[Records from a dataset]
++++++++

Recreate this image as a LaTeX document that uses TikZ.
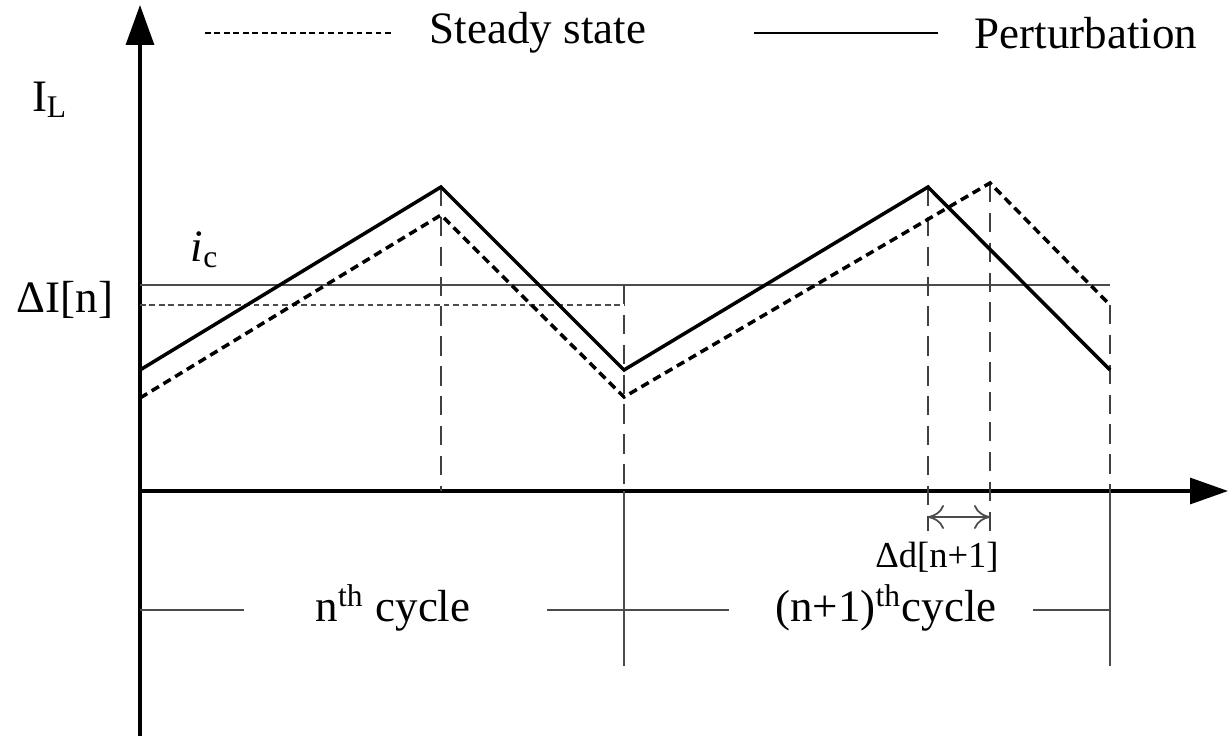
\documentclass[tikz,border=0pt]{standalone}
\usepackage{fontspec}
\setmainfont{Liberation Serif}
\usetikzlibrary{arrows.meta}

\tikzset{
  wave/.style={line width=1pt, line join=miter},
  steady/.style={wave, dash pattern=on 2.4pt off 1.5pt},
  guide/.style={black!75, line width=0.6pt, dash pattern=on 5.5pt off 3pt},
  thinline/.style={black!70, line width=0.5pt},
  lbl/.style={font=\fontsize{12.8}{15}\selectfont, inner sep=0pt},
  smalllbl/.style={font=\fontsize{10.4}{12}\selectfont, inner sep=0pt}
}

\begin{document}
\begin{tikzpicture}[scale=1]
    \useasboundingbox (-1.40, -2.45) rectangle (10.90, 4.91);

    % axes
    \draw[line width=0.9pt, -{Triangle[length=4mm, width=2.8mm]}] (0, -2.45) -- (0, 4.86);
    \draw[line width=0.9pt, -{Triangle[length=3.8mm, width=2.6mm]}] (0, 0) -- (10.88, 0);
    \node[lbl] (yl) at (-0.90, 3.91) {I\textsubscript{L}};

    % legend
    \draw[steady, line width=0.7pt, dash pattern=on 1.6pt off 1.1pt] (0.65, 4.58) -- (2.52, 4.58);
    \node[lbl] (lgs) at (3.98, 4.58) {Steady state};
    \draw[line width=0.7pt] (6.14, 4.58) -- (7.98, 4.58);
    \node[lbl] (lgp) at (9.46, 4.58) {Perturbation};

    % reference levels
    \draw[thinline] (0, 2.06) -- (9.70, 2.06);
    \node[lbl] (ic) at (0.65, 2.41) {\textit{i}\textsubscript{c}};
    \draw[thinline, dash pattern=on 1.6pt off 1.1pt] (0, 1.86) -- (4.84, 1.86);
    \node[lbl] (dI) at (-0.75, 1.91) {ΔI[n]};

    % guides
    \draw[guide] (3.01, 3.04) -- (3.01, 0);
    \draw[guide] (4.84, 2.06) -- (4.84, 0);
    \draw[guide] (7.88, 3.04) -- (7.88, -0.40);
    \draw[guide] (8.50, 3.08) -- (8.50, -0.40);
    \draw[guide] (9.70, 1.86) -- (9.70, 0);
    \draw[thinline] (4.84, 0) -- (4.84, -1.75);
    \draw[thinline] (9.70, 0) -- (9.70, -1.75);

    % steady state and perturbation
    \draw[steady] (0, 0.93) -- (3.01, 2.76) -- (4.84, 0.94) -- (8.50, 3.08) -- (9.70, 1.86);
    \draw[wave] (0, 1.21) -- (3.01, 3.04) -- (4.84, 1.21) -- (7.88, 3.04) -- (9.70, 1.21);

    % duty change
    \draw[thinline, {To[length=1.6mm, width=2.4mm]}-{To[length=1.6mm, width=2.4mm]}] (7.88, -0.26) -- (8.50, -0.26);
    \node[smalllbl] (dd) at (7.97, -0.66) {Δd[n+1]};

    % cycles
    \draw[thinline] (0, -1.19) -- (1.04, -1.19);
    \draw[thinline] (4.07, -1.19) -- (5.89, -1.19);
    \draw[thinline] (8.93, -1.19) -- (9.70, -1.19);
    \node[lbl] (c1) at (2.53, -1.17) {n\textsuperscript{th} cycle};
    \node[lbl] (c2) at (7.46, -1.17) {(n+1)\textsuperscript{th}cycle};
\end{tikzpicture}
\end{document}
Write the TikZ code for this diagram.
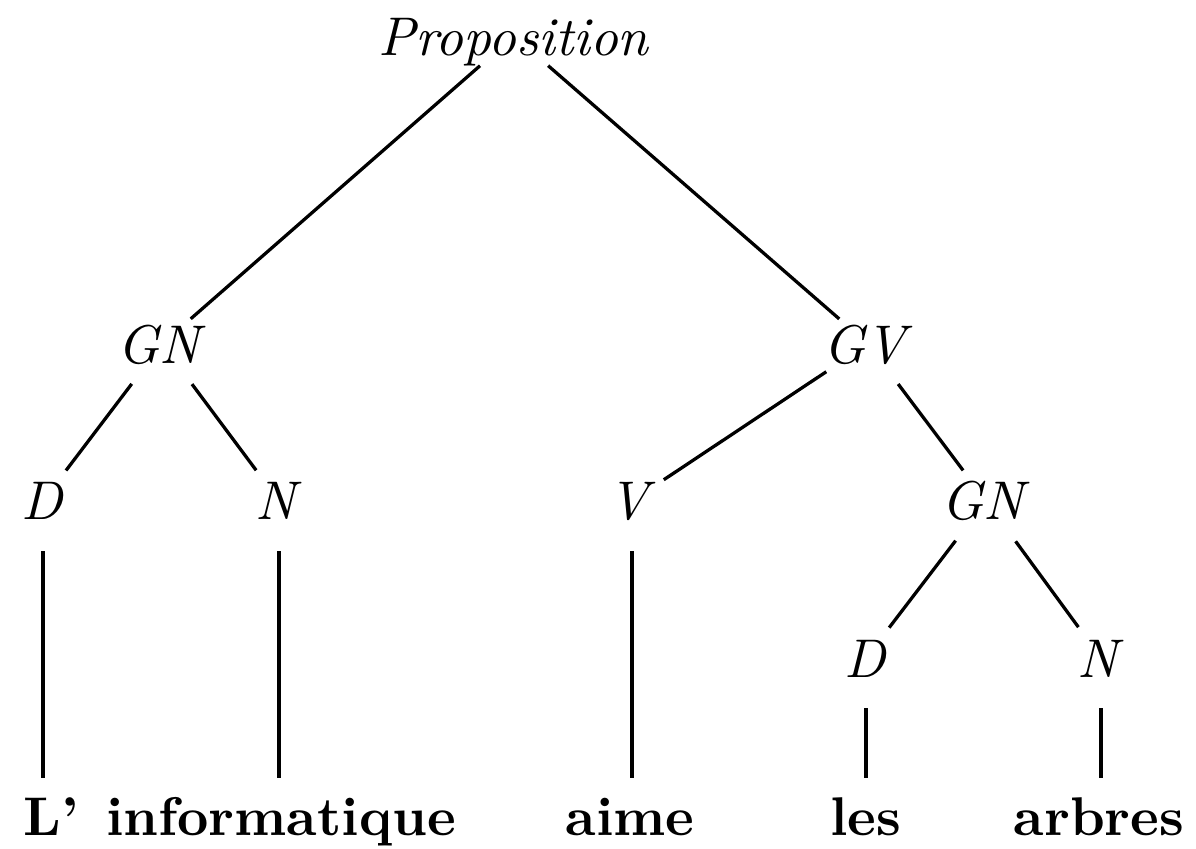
\documentclass[tikz,border=0pt]{standalone}
\usepackage{amsmath}
\usepackage{xcolor}
\usepackage{tikz}

\begin{document}
\begin{tikzpicture}[
    every node/.style={inner sep=0pt, text height=7pt, text depth=0pt, anchor=base},
    tree edge/.style={semithick, shorten <=9.2pt, shorten >=7pt}
    ]

    \useasboundingbox (0,0) rectangle (7.713,-5.475);

    % categories
    \node[] (prop) at (3.315,-0.355) {\textit{Proposition}};

    \node[] (gn1) at (1.045,-2.341) {\textit{GN}};
    \node[] (gv) at (5.598,-2.341) {\textit{GV}};

    \node[] (d1) at (0.277,-3.353) {\textit{D}};
    \node[] (n1) at (1.799,-3.353) {\textit{N}};
    \node[] (v) at (4.076,-3.353) {\textit{V}};
    \node[] (gn2) at (6.359,-3.353) {\textit{GN}};

    \node[] (d2) at (5.585,-4.366) {\textit{D}};
    \node[] (n2) at (7.100,-4.366) {\textit{N}};

    % words
    \node[] (l) at (0.329,-5.385) {\textbf{L'}};
    \node[] (inf) at (1.812,-5.385) {\textbf{informatique}};
    \node[] (aime) at (4.063,-5.385) {\textbf{aime}};
    \node[] (les) at (5.585,-5.385) {\textbf{les}};
    \node[] (arbres) at (7.087,-5.385) {\textbf{arbres}};

    \path[tree edge]
    %proposition
    (prop.center) edge [shorten <=8.3pt] (gn1.center)
    (prop.center) edge [shorten <=8.3pt] (gv.center)
    %left GN
    (gn1.center) edge [] (d1.center)
    (gn1.center) edge [] (n1.center)
    %GV
    (gv.center) edge [] (v.center)
    (gv.center) edge [] (gn2.center)
    (gn2.center) edge [] (d2.center)
    (gn2.center) edge [] (n2.center)
    %leaves
    (d1.center) edge [] (d1.center |- l.center)
    (n1.center) edge [] (n1.center |- inf.center)
    (v.center) edge [] (v.center |- aime.center)
    (d2.center) edge [] (d2.center |- les.center)
    (n2.center) edge [] (n2.center |- arbres.center);

\end{tikzpicture}
\end{document}
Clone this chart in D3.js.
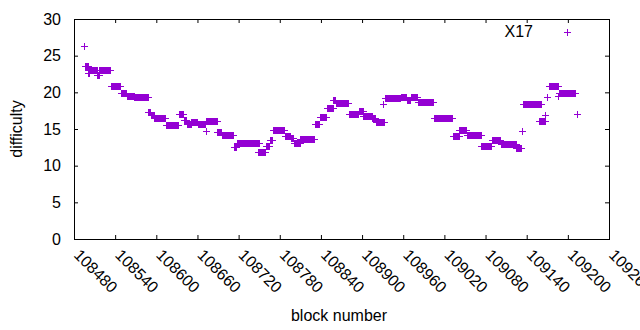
<!DOCTYPE html>
<html>
<head>
<meta charset="utf-8">
<script src="https://cdn.jsdelivr.net/npm/d3@7"></script>
<style>
  body { margin: 0; background: #fff; }
  svg { display: block; font-family: "Liberation Sans", Arial, sans-serif; }
  .axis path.domain { display: none; }
  .axis line { stroke: #000; }
  .axis text { font-size: 16px; fill: #000; font-family: "Liberation Sans", Arial, sans-serif; }
</style>
</head>
<body>
<script>
// difficulty runs: [first block, last block, difficulty]
var runStart = [108494, 108496, 108501, 108501, 108513, 108517, 108534, 108548, 108557, 108568,
                108588, 108592, 108597, 108614, 108633, 108640, 108645, 108651, 108661, 108672,
                108673, 108689, 108696, 108713, 108717, 108748, 108760, 108766, 108770, 108787,
                108796, 108801, 108810, 108831, 108838, 108849, 108858, 108862, 108881, 108895,
                108902, 108915, 108920, 108930, 108933, 108957, 108965, 108971, 108981, 109005,
                109032, 109042, 109053, 109074, 109089, 109102, 109125, 109133, 109134, 109158,
                109167, 109169, 109172, 109185, 109187, 109214];
var runEnd   = [108494, 108500, 108502, 108514, 108516, 108533, 108547, 108556, 108567, 108588,
                108591, 108596, 108613, 108632, 108639, 108644, 108650, 108660, 108671, 108672,
                108688, 108695, 108712, 108716, 108750, 108759, 108765, 108769, 108786, 108795,
                108800, 108809, 108830, 108837, 108848, 108857, 108861, 108880, 108894, 108901,
                108914, 108919, 108932, 108930, 108956, 108964, 108970, 108980, 109004, 109031,
                109041, 109052, 109073, 109088, 109101, 109124, 109131, 109133, 109161, 109166,
                109167, 109169, 109186, 109185, 109211, 109214];
var runDiff  = [26.3, 23.6, 22.7, 23.1, 22.4, 23.0, 20.8, 19.9, 19.55, 19.3,
                17.3, 16.9, 16.45, 15.55, 17.0, 16.2, 15.7, 16.0, 15.65, 14.7,
                16.05, 14.55, 14.15, 12.5, 13.05, 11.85, 12.7, 13.5, 14.8, 14.1,
                13.8, 13.05, 13.7, 15.7, 16.7, 17.9, 18.9, 18.5, 17.0, 17.5,
                16.8, 16.45, 16.0, 18.4, 19.2, 19.35, 18.9, 19.3, 18.65, 16.45,
                14.0, 14.8, 14.15, 12.7, 13.5, 13.0, 12.4, 14.7, 18.35, 16.1,
                16.9, 19.4, 20.85, 19.5, 19.9, 17.1];

var xTicks = [108480, 108540, 108600, 108660, 108720, 108780, 108840, 108900,
              108960, 109020, 109080, 109140, 109200, 109260];
var yTicks = [0, 5, 10, 15, 20, 25, 30];
var seriesName = "X17";

var w = 640, h = 330;
var margin = {top: 19, right: 31, bottom: 91, left: 74};

var points = [];
runStart.forEach(function(s, i) {
  for (var b = s; b <= runEnd[i]; b++) points.push({block: b, diff: runDiff[i]});
});

var x = d3.scaleLinear()
  .domain([108480, 109260])
  .range([margin.left, w - margin.right]);

var y = d3.scaleLinear()
  .domain([0, 30])
  .range([h - margin.bottom, margin.top]);

var svg = d3.select("body").append("svg")
  .attr("width", w)
  .attr("height", h);

var color = "#9400d3";

// axes (gnuplot style: ticks inward, mirrored)
svg.append("g")
  .attr("class", "axis")
  .attr("transform", "translate(" + margin.left + ",0)")
  .call(d3.axisLeft(y).tickValues(yTicks).tickSize(-4).tickPadding(13));

svg.append("g")
  .attr("class", "axis")
  .attr("transform", "translate(" + (w - margin.right) + ",0)")
  .call(d3.axisRight(y).tickValues(yTicks).tickSize(-4).tickFormat(""));

svg.append("g")
  .attr("class", "axis")
  .attr("transform", "translate(0," + (h - margin.bottom) + ")")
  .call(d3.axisBottom(x).tickValues(xTicks).tickSize(-4).tickFormat(""));

svg.append("g")
  .attr("class", "axis")
  .attr("transform", "translate(0," + margin.top + ")")
  .call(d3.axisTop(x).tickValues(xTicks).tickSize(-4).tickFormat(""));

svg.append("rect")
  .attr("x", margin.left + 0.5)
  .attr("y", margin.top + 0.5)
  .attr("width", w - margin.right - margin.left)
  .attr("height", h - margin.bottom - margin.top)
  .attr("fill", "none")
  .attr("stroke", "#000");

// rotated x tick labels
svg.selectAll(".xlab")
  .data(xTicks)
  .enter()
  .append("text")
  .attr("class", "xlab")
  .attr("transform", function(d) {
    return "translate(" + (x(d) - 1) + "," + (h - margin.bottom + 17) + ") rotate(45)";
  })
  .attr("font-size", 16)
  .text(function(d) { return d; });

// points
function plus(px, py) {
  var cx = Math.round(px) + 0.5, cy = Math.round(py) + 0.5;
  return "M" + (cx - 3.5) + "," + cy + "H" + (cx + 3.5) + "M" + cx + "," + (cy - 3.5) + "V" + (cy + 3.5);
}

svg.append("path")
  .attr("d", points.map(function(d) { return plus(x(d.block), y(d.diff)); }).join(""))
  .attr("stroke", color)
  .attr("stroke-width", 1)
  .attr("fill", "none");

// legend
svg.append("text")
  .attr("x", 533)
  .attr("y", 37)
  .attr("text-anchor", "end")
  .attr("font-size", 16)
  .text(seriesName);

svg.append("path")
  .attr("d", plus(567, 32))
  .attr("stroke", color)
  .attr("fill", "none");

// axis titles
svg.append("text")
  .attr("x", 339)
  .attr("y", 321)
  .attr("text-anchor", "middle")
  .attr("font-size", 16)
  .text("block number");

svg.append("text")
  .attr("transform", "translate(22,129) rotate(-90)")
  .attr("text-anchor", "middle")
  .attr("font-size", 16)
  .text("difficulty");
</script>
</body>
</html>
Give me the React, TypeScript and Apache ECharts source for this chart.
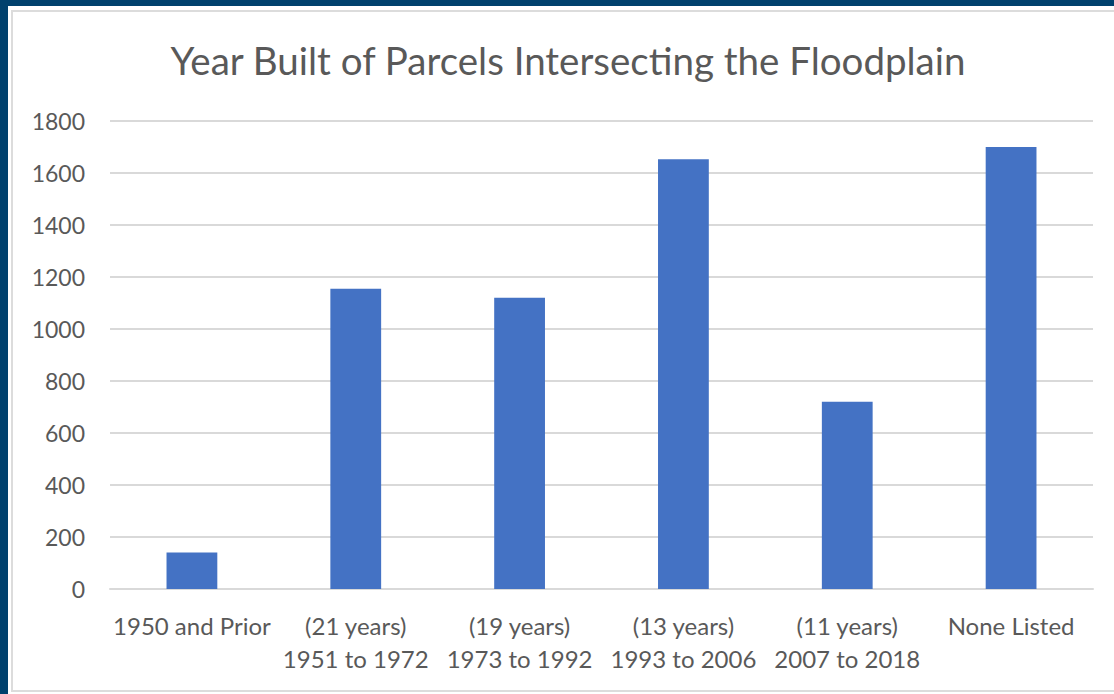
import React, { useEffect, useRef } from "react";
import * as echarts from "echarts";

const categories = [
  "1950 and Prior",
  "(21 years)\n1951 to 1972",
  "(19 years)\n1973 to 1992",
  "(13 years)\n1993 to 2006",
  "(11 years)\n2007 to 2018",
  "None Listed",
];
const counts = [140, 1155, 1120, 1653, 720, 1700];
const yTicks = { min: 0, max: 1800, interval: 200 };
const titleText = "Year Built of Parcels Intersecting the Floodplain";

const FONT = "Lato, 'Open Sans', sans-serif";
const TEXT = "#595959";

export default function App() {
  const ref = useRef<HTMLDivElement>(null);
  useEffect(() => {
    if (!ref.current) return;
    const chart = echarts.init(ref.current, undefined, { renderer: "svg" });
    chart.setOption({
      animation: false,
      textStyle: { fontFamily: FONT },
      graphic: [
        {
          type: "text",
          x: 568,
          y: 60,
          style: {
            text: titleText,
            fill: TEXT,
            font: `38.5px ${FONT}`,
            textAlign: "center",
            textVerticalAlign: "middle",
          },
        },
      ],
      grid: { left: 110, right: 21, top: 121, bottom: 105, containLabel: false },
      xAxis: {
        type: "category",
        data: categories,
        axisLine: { show: true, lineStyle: { color: "#d9d9d9", width: 2 } },
        axisTick: { show: false },
        axisLabel: {
          color: TEXT,
          fontSize: 24,
          fontFamily: FONT,
          lineHeight: 33,
          margin: 20,
          interval: 0,
        },
      },
      yAxis: {
        type: "value",
        min: yTicks.min,
        max: yTicks.max,
        interval: yTicks.interval,
        axisLine: { show: false },
        axisTick: { show: false },
        splitLine: { lineStyle: { color: "#d9d9d9", width: 2 } },
        axisLabel: {
          color: TEXT,
          fontSize: 23,
          fontFamily: FONT,
          margin: 25,
          formatter: (v: number) => String(v),
        },
      },
      series: [
        {
          type: "bar",
          data: counts,
          barWidth: "31%",
          itemStyle: { color: "#4472C4" },
        },
      ],
    });
    return () => chart.dispose();
  }, []);

  return (
    <div
      style={{
        position: "fixed",
        left: 0,
        top: 0,
        width: 1114,
        height: 694,
        background: "#00416d",
        overflow: "hidden",
      }}
    >
      <div
        style={{
          position: "absolute",
          left: 8,
          top: 6,
          width: 1110,
          height: 688,
          background: "#ffffff",
        }}
      />
      <div
        style={{
          position: "absolute",
          left: 11,
          top: 10,
          width: 1120,
          height: 678,
          border: "2px solid #dcdcdc",
        }}
      />
      <div
        ref={ref}
        style={{ position: "absolute", left: 0, top: 0, width: 1114, height: 694 }}
      />
    </div>
  );
}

++++++++

## WHAT IS ASKED
Only the lines from the start of the material through the line containing "-- (9.70, 1.21);" should be transcribed. Pictures stay out.

## SOLUTION FOR THIS PROBLEM
Recreate this image as a LaTeX document that uses TikZ.
\documentclass[tikz,border=0pt]{standalone}
\usepackage{fontspec}
\setmainfont{Liberation Serif}
\usetikzlibrary{arrows.meta}

\tikzset{
  wave/.style={line width=1pt, line join=miter},
  steady/.style={wave, dash pattern=on 2.4pt off 1.5pt},
  guide/.style={black!75, line width=0.6pt, dash pattern=on 5.5pt off 3pt},
  thinline/.style={black!70, line width=0.5pt},
  lbl/.style={font=\fontsize{12.8}{15}\selectfont, inner sep=0pt},
  smalllbl/.style={font=\fontsize{10.4}{12}\selectfont, inner sep=0pt}
}

\begin{document}
\begin{tikzpicture}[scale=1]
    \useasboundingbox (-1.40, -2.45) rectangle (10.90, 4.91);

    % axes
    \draw[line width=0.9pt, -{Triangle[length=4mm, width=2.8mm]}] (0, -2.45) -- (0, 4.86);
    \draw[line width=0.9pt, -{Triangle[length=3.8mm, width=2.6mm]}] (0, 0) -- (10.88, 0);
    \node[lbl] (yl) at (-0.90, 3.91) {I\textsubscript{L}};

    % legend
    \draw[steady, line width=0.7pt, dash pattern=on 1.6pt off 1.1pt] (0.65, 4.58) -- (2.52, 4.58);
    \node[lbl] (lgs) at (3.98, 4.58) {Steady state};
    \draw[line width=0.7pt] (6.14, 4.58) -- (7.98, 4.58);
    \node[lbl] (lgp) at (9.46, 4.58) {Perturbation};

    % reference levels
    \draw[thinline] (0, 2.06) -- (9.70, 2.06);
    \node[lbl] (ic) at (0.65, 2.41) {\textit{i}\textsubscript{c}};
    \draw[thinline, dash pattern=on 1.6pt off 1.1pt] (0, 1.86) -- (4.84, 1.86);
    \node[lbl] (dI) at (-0.75, 1.91) {ΔI[n]};

    % guides
    \draw[guide] (3.01, 3.04) -- (3.01, 0);
    \draw[guide] (4.84, 2.06) -- (4.84, 0);
    \draw[guide] (7.88, 3.04) -- (7.88, -0.40);
    \draw[guide] (8.50, 3.08) -- (8.50, -0.40);
    \draw[guide] (9.70, 1.86) -- (9.70, 0);
    \draw[thinline] (4.84, 0) -- (4.84, -1.75);
    \draw[thinline] (9.70, 0) -- (9.70, -1.75);

    % steady state and perturbation
    \draw[steady] (0, 0.93) -- (3.01, 2.76) -- (4.84, 0.94) -- (8.50, 3.08) -- (9.70, 1.86);
    \draw[wave] (0, 1.21) -- (3.01, 3.04) -- (4.84, 1.21) -- (7.88, 3.04) -- (9.70, 1.21);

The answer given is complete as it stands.